After targeting Google last week, the Federal Trade Commission has now begun investigating real-time short messaging service Twitter’s business practices, Business Insider reported on Thursday.
At this point in time, the details of the investigations are sketchy but it seems that a case is being made for the way Twitter deals with the companies building applications and services for its platform.
(Image credit : Webpronews.com)
Additionally, Business Insider reports that ” Twitter will soon create a site to ‘offer up as much information as possible to developers and partners.’
BI assumes that the two pieces of news are related, and it’s hard to argue at this point. It’s not that it looks suspicious on Twitter’s part, but maybe it’s better to be proactive in this regard than wait for a lawsuit, fine or whatever the FTC might slap down.

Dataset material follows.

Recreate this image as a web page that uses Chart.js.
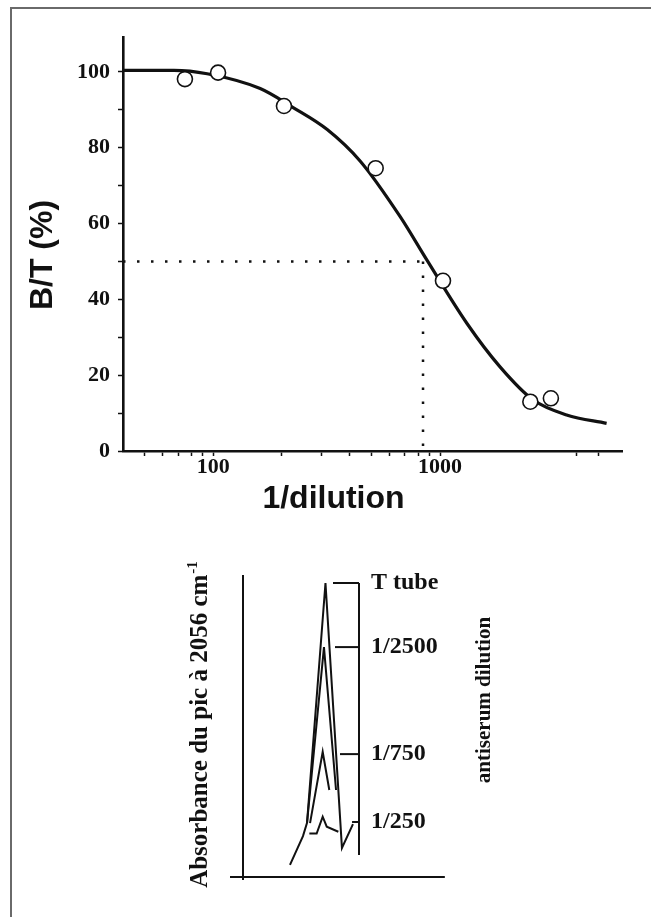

Zdnet comments, ” At this point, it’s unclear as to why the FTC would be looking behind the scenes at Twitter. One of the more likely explanations would probably have something to do with the fact that Twitter has been cracking down on support for third-party client apps for its platform. Twitter has made it known publicly that it wants these third-party apps gone. (Maybe San Francisco-based company said it more politely, but that’s the gist.)
One way Twitter has gone about this publicly is buying these clients out, such as Tweetie last year and TweetDeck this year. However, now there is speculation that Twitter might be acting more aggressively than we thought. That’s possibly where and why the FTC has stepped in.
Puzzling over the FTC’s move Techland Time posted, “Given that Twitter is in competition with Facebook, LinkedIn, Tumblr and a number of other social networking services, including the recently announced Google+, one has to wonder why the FTC is targeting the network which is used by less than ten percent of Americans.”
Speculating behind the reason for the investigation Techland Time said, “It may be the influence of Columbia University Law School professor Tim Wu, an ardent supporter of Internet regulation who is best known for coining the term ‘net neutrality’. Wu joined the FTC in February as Senior Adviser.”
In November, 2010, Wu published an op-ed in the Wall Street Journal titled In the Grip of the New Monopolists in which he listed Facebook, Amazon, Skype,Twitter, Apple, eBay and Google as potential monopolists.
In this article he laments what he sees as lax enforcement of the Sherman Act and said that unfortunately “today we don’t have the heart to euthanise a healthy firm like Facebook just because it’s huge and happens to know more about us than the IRS.”
Today’s announcement makes Twitter the third company on Wu’s list of “monopolists” to face an investigation since he joined the FTC. An investigation of Apple was announced earlier this year, and Google disclosed it was being investigated last week.